I have done no writing. Zilch. I’d been planning on at least a little time, but that time did not happen. That time and energy wouldn’t fit in my schedule with a mallet and a pot of grease. Get up earlier than the kids? The kids took that as an invitation to get up earlier with mom. Go to bed later than the kids? I could barely see straight by the time we’d tucked them in for the night.
And now here we are at the Annual School Year Resolution post. Which is being posted much later than it was supposed to, because of the aforementioned activities.
I don’t foresee getting a lot of writing done this year, either.
Did you know stress can be a total creativity killer? I’ve heard about people who get all creative when they’re stressed out. I’ve had someone tell me that I’m slacker because while she raised and home-schooled 7 kids, she was still able to push out a romance novel every year (not an exaggeration – someone actually told me that one, combined with a snide comment that I just didn’t have the dedication, desire and time-management skills to succeed).
No pressure, really.
While I was in Wyoming to see the eclipse (The drive back was horrible, but it was totally worth it, in my opinion.) I was able to do some thinking (being trapped in a car with 2 kids who can and do self-entertain and a husband who absolutely refuses to let you drive because – his reasons -, leaves you time and mental space to do such a thing, even when you are reading, writing or trying to do a small project) , and discovered *gasp* there are some things that I can get rid of, while many I feel I cannot (Short of a nasty divorce, I don’t see trimming out family very easily.).

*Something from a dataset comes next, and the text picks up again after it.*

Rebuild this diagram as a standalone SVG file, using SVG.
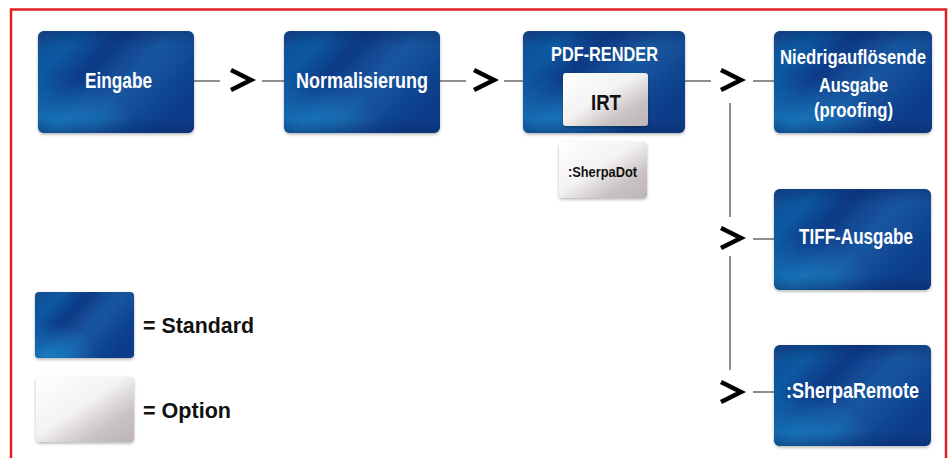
<svg xmlns="http://www.w3.org/2000/svg" width="950" height="458" viewBox="0 0 950 458">
<defs>
<linearGradient id="blue" x1="0" y1="0" x2="1" y2="0.6">
<stop offset="0" stop-color="#174a90"/>
<stop offset="0.2" stop-color="#0a5aa2"/>
<stop offset="0.4" stop-color="#103a86"/>
<stop offset="0.65" stop-color="#1457a0"/>
<stop offset="1" stop-color="#0f3c8a"/>
</linearGradient>
<linearGradient id="edge" x1="0" y1="0" x2="0" y2="1">
<stop offset="0" stop-color="#0a2a66" stop-opacity="0.45"/>
<stop offset="0.15" stop-color="#0a2a66" stop-opacity="0"/>
<stop offset="0.85" stop-color="#0a2a66" stop-opacity="0"/>
<stop offset="1" stop-color="#0a2a66" stop-opacity="0.5"/>
</linearGradient>
<radialGradient id="glowB" cx="0.12" cy="0.95" r="0.5">
<stop offset="0" stop-color="#1b8fd0" stop-opacity="0.75"/>
<stop offset="1" stop-color="#1b8fd0" stop-opacity="0"/>
</radialGradient>
<linearGradient id="opt" x1="0" y1="0" x2="1" y2="1">
<stop offset="0" stop-color="#ffffff"/>
<stop offset="0.45" stop-color="#f4f2f2"/>
<stop offset="0.75" stop-color="#c9c2c2"/>
<stop offset="1" stop-color="#bdb5b5"/>
</linearGradient>
<filter id="sh" x="-10%" y="-10%" width="120%" height="130%">
<feDropShadow dx="0" dy="1.5" stdDeviation="1.5" flood-color="#000" flood-opacity="0.3"/>
</filter>
</defs>
<style>
.b{fill:url(#blue);filter:url(#sh)}
.g{fill:url(#glowB)}
.e{fill:url(#edge)}
.o{fill:url(#opt);filter:url(#sh)}
.t{font-family:"Liberation Sans",Arial,sans-serif;font-weight:bold;fill:#fff}
.k{font-family:"Liberation Sans",Arial,sans-serif;font-weight:bold;fill:#111}
.ln{stroke:#444;stroke-width:1.2;fill:none}
.ch{stroke:#000;stroke-width:4.5;fill:none;stroke-linecap:butt;stroke-linejoin:miter}
</style>
<rect width="950" height="458" fill="#fff"/>
<path d="M11 460 V9.5 H946 V460" fill="none" stroke="#e02020" stroke-width="2.5"/>

<g id="connectors">
<line class="ln" x1="194" y1="81" x2="220" y2="81"/>
<polyline class="ch" points="231,70 251,80 231,90"/>
<line class="ln" x1="262" y1="81" x2="284" y2="81"/>
<line class="ln" x1="440" y1="81" x2="466" y2="81"/>
<polyline class="ch" points="474,70 494,80 474,90"/>
<line class="ln" x1="504" y1="81" x2="523" y2="81"/>
<line class="ln" x1="685" y1="81" x2="711" y2="81"/>
<polyline class="ch" points="721,70 741,80 721,90"/>
<line class="ln" x1="753" y1="81" x2="774" y2="81"/>
<line class="ln" x1="730" y1="103" x2="730" y2="217"/>
<polyline class="ch" points="721,228 741,238 721,248"/>
<line class="ln" x1="753" y1="239" x2="774" y2="239"/>
<line class="ln" x1="730" y1="256" x2="730" y2="370"/>
<polyline class="ch" points="721,382 741,392 721,402"/>
<line class="ln" x1="753" y1="392" x2="774" y2="392"/>
</g>

<g id="eingabe">
<rect class="b" x="38" y="31" width="156" height="102" rx="6"/>
<rect class="g" x="38" y="31" width="156" height="102" rx="6"/>
<rect class="e" x="38" y="31" width="156" height="102" rx="6"/>
<text class="t" x="85" y="88" font-size="22" textLength="67" lengthAdjust="spacingAndGlyphs">Eingabe</text>
</g>
<g id="normalisierung">
<rect class="b" x="284" y="31" width="156" height="102" rx="6"/>
<rect class="g" x="284" y="31" width="156" height="102" rx="6"/>
<rect class="e" x="284" y="31" width="156" height="102" rx="6"/>
<text class="t" x="296" y="88" font-size="22" textLength="132" lengthAdjust="spacingAndGlyphs">Normalisierung</text>
</g>
<g id="pdf-render">
<rect class="b" x="523" y="31" width="162" height="102" rx="6"/>
<rect class="g" x="523" y="31" width="162" height="102" rx="6"/>
<rect class="e" x="523" y="31" width="162" height="102" rx="6"/>
<text class="t" x="551" y="61" font-size="21" textLength="107" lengthAdjust="spacingAndGlyphs">PDF-RENDER</text>
<rect class="o" x="563" y="73" width="85" height="53" rx="3"/>
<text class="k" x="591" y="110" font-size="22" textLength="30" lengthAdjust="spacingAndGlyphs">IRT</text>
</g>
<g id="sherpadot">
<rect class="o" x="559" y="142" width="88" height="56" rx="4"/>
<text class="k" x="568" y="177" font-size="14" textLength="69" lengthAdjust="spacingAndGlyphs">:SherpaDot</text>
</g>
<g id="niedrig">
<rect class="b" x="774" y="31" width="158" height="102" rx="6"/>
<rect class="g" x="774" y="31" width="158" height="102" rx="6"/>
<rect class="e" x="774" y="31" width="158" height="102" rx="6"/>
<text class="t" x="780" y="64" font-size="21" textLength="146" lengthAdjust="spacingAndGlyphs">Niedrigauflösende</text>
<text class="t" x="819" y="92" font-size="21" textLength="69" lengthAdjust="spacingAndGlyphs">Ausgabe</text>
<text class="t" x="814" y="117" font-size="21" textLength="79" lengthAdjust="spacingAndGlyphs">(proofing)</text>
</g>
<g id="tiff">
<rect class="b" x="774" y="189" width="157" height="101" rx="6"/>
<rect class="g" x="774" y="189" width="157" height="101" rx="6"/>
<rect class="e" x="774" y="189" width="157" height="101" rx="6"/>
<text class="t" x="799" y="244" font-size="22" textLength="114" lengthAdjust="spacingAndGlyphs">TIFF-Ausgabe</text>
</g>
<g id="sherparemote">
<rect class="b" x="774" y="345" width="157" height="101" rx="6"/>
<rect class="g" x="774" y="345" width="157" height="101" rx="6"/>
<rect class="e" x="774" y="345" width="157" height="101" rx="6"/>
<text class="t" x="786" y="398" font-size="22" textLength="133" lengthAdjust="spacingAndGlyphs">:SherpaRemote</text>
</g>

<g id="legend-standard">
<rect class="b" x="35" y="292" width="99" height="66" rx="4"/>
<rect class="g" x="35" y="292" width="99" height="66" rx="4"/>
<text class="k" x="143" y="333" font-size="22" textLength="111" lengthAdjust="spacingAndGlyphs">= Standard</text>
</g>
<g id="legend-option">
<rect class="o" x="36" y="377" width="98" height="65" rx="4"/>
<text class="k" x="143" y="418" font-size="22" textLength="88" lengthAdjust="spacingAndGlyphs">= Option</text>
</g>
</svg>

Bottom line: There isn’t a lot of room for me AND them. It’s me OR them.
For some reason, you get a bad parenting/spouse certificate if you choose yourself over “them,” but you’re not a “whole person, treating yourself with respect and fulfilling your potential” if you choose “them.”
Same with “friends.” The Gods forbid you put your needs ahead of their own (I’m not talking about knifing someone in the back to get that promotion at work. More like “I’m not interested in doing activity X, I’ve made plans to do this other thing,” and the friend proceeds to make you feel as though you’ve chosen badly because it wasn’t what they wanted. Although, adult family tends to fall in this category as well.).
So this year’s School Year Resolutions will focus on survival. I will finish out my obligations for those activities/persons that don’t quite serve my needs (quietly, politely, pushing them off to the side to find someone else to nag), while maintaining those that I simply can’t trim out for one reason or another. By this time next year, I hope to be carrying a smaller load of excess crap, physically and emotionally.
Perhaps that will get my writing moving again.